Exercise aim >> Pick out every line of the entries below where "this" occurs, and copy those lines.

The input >>
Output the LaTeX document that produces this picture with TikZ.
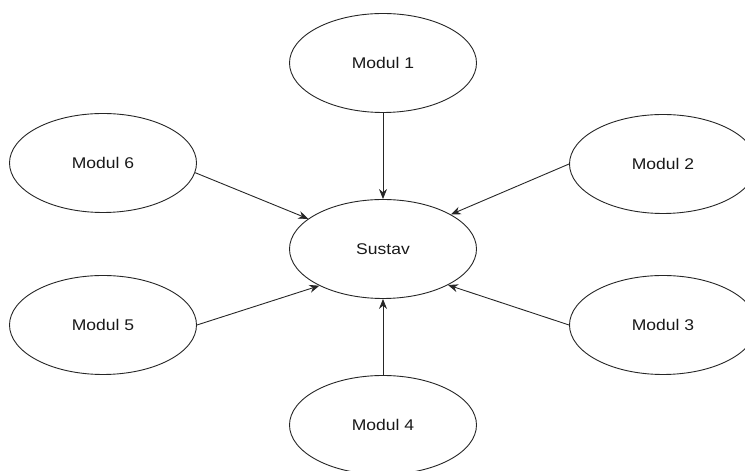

==

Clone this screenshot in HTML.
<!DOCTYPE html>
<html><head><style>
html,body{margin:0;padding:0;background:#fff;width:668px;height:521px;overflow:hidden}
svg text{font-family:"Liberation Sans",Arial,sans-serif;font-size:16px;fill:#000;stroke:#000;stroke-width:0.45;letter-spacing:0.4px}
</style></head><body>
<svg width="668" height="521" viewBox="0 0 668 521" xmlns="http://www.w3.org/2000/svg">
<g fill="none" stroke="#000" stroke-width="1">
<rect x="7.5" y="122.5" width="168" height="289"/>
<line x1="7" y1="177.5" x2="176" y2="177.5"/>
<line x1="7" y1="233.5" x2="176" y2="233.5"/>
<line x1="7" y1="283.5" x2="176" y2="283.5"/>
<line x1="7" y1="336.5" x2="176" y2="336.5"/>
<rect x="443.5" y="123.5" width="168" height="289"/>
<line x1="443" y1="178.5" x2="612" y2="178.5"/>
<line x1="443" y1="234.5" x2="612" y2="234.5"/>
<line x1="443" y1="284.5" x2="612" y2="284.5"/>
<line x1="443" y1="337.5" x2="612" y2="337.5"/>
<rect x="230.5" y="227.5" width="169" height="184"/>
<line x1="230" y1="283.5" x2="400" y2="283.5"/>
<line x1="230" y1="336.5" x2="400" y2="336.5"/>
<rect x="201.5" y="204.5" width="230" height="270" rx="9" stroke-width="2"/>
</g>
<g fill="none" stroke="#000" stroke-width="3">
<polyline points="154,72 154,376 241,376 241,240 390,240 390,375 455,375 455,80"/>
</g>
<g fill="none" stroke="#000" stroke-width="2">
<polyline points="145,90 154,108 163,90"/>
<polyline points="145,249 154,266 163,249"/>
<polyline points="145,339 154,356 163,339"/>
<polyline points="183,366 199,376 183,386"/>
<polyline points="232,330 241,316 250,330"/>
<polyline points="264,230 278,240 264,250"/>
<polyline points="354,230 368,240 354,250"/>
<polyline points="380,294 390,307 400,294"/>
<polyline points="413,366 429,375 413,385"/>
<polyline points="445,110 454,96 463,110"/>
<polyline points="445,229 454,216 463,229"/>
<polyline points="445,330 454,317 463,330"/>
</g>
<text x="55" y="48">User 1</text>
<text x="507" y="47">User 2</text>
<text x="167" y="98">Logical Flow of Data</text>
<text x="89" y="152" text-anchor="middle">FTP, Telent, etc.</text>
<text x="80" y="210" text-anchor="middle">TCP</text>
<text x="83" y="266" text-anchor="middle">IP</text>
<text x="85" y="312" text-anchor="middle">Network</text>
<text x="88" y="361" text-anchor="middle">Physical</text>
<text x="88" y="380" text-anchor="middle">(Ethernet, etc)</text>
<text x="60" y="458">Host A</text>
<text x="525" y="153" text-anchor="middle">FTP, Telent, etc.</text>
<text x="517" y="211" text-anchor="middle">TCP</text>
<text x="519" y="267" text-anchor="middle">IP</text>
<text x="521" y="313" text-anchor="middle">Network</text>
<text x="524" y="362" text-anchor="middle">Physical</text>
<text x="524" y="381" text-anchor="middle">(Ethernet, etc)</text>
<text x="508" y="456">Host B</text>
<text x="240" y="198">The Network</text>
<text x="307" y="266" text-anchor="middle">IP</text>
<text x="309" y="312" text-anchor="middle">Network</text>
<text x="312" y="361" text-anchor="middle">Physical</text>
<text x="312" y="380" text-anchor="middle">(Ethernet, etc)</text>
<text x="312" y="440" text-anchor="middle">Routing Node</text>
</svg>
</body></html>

Result below >>
Output the LaTeX document that produces this picture with TikZ.
Clone this screenshot in HTML.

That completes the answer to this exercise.